Unlike most other CTAs, Florin Court have already entered into the cryptocurrency market by including bitcoin and ethereum. Greenig sees no particular reason to shy away from this market given its characteristics.

“There are a couple of things we look at when entering a new market. First of all it needs to be sufficiently liquid and we need to be able to track changes in liquidity. Second, we look at some of the statistical properties of the market.”

“The statistical property that tends to be the most troublesome is kurtosis. Kurtosis measures how fat-tailed a market is, after adjusting for its volatility. High kurtosis means that a market is capable of moving many times its normal daily volatility. When you hear about some “10 standard deviation move” in a market, that suggests high kurtosis.”

“The interesting thing about bitcoin is that it does not have a particularly fat tail precisely because bitcoin starts out with such high day-to-day volatility. A 20% move in bitcoin is not that special if you begin with a baseline of 10% daily moves.”
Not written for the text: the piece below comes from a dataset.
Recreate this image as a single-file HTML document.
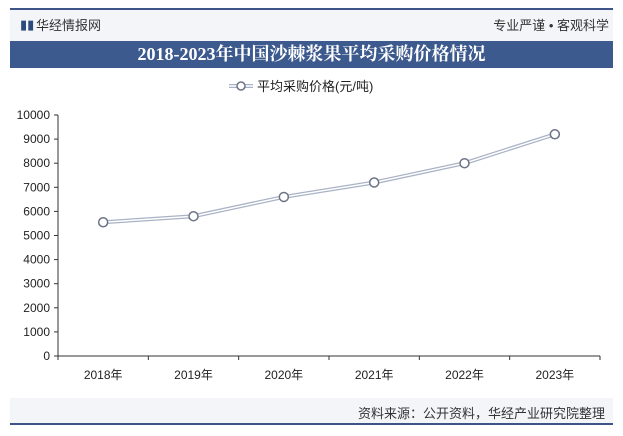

“It is a bit counterintuitive, but the markets that you, as a risk manager, need to be most alert to are the markets that are typically calm and stable, but occasionally go wild. In contrast, the markets that are already known to be volatile will be traded with smaller position sizing.  You simply enter with a much smaller positions given the typical volatility of that market.”

 “The interesting thing about bitcoin is that it does not have a particularly fat tail precisely because bitcoin starts out with such high day-to-day volatility. A 20% move in bitcoin is not that special if you begin with a baseline of 10% daily moves.”

Onboarding new markets on top of research agenda

Florin Court was designed from the ground up to handle over-the-counter and other non-traditional markets. This clean-sheet design makes it easier and quicker for the manager to add new markets, according to Greenig. The focus on onboarding new markets remain a top priority.

“Adding new markets constitutes 75 percent of our efforts and aligns with our strategy of focusing on market opportunities. Instead of putting most of our work into marginally improving existing models, our energy is mostly spent onboarding new diversifying markets. Adding new markets has higher impact on the overall performance profile of the program.”

“There are a handful of exotic CTA programs at various managers. Florin Court´s difference is our singular focus on exotics. It’s the only thing we do. We’re specialists.” 

Recognizing that Florin Court has an early-mover advantage in the exotics space brings the question whether their edge over time will fade as more CTAs enter the space. Greenig views it as an interesting question, but he thinks that the experience and focus they put in these markets will make their edge hold over time.

“There are a handful of exotic CTA programs at various managers. Florin Court´s difference is our singular focus on exotics. It’s the only thing we do. We’re specialists. The entire team is devoted to these markets.”

“We are also pushing the boundaries in that we are early into most markets. I think we were the first to enter the crypto space among CTAs and one of the first involved with Chinese commodities. We aim to keep our edge in going into new markets quickly, but in a disciplined way to maintain the quality and robustness of the program.”

*The ISDA Master Agreement is the most commonly used master service agreement for OTC derivatives transactions internationally.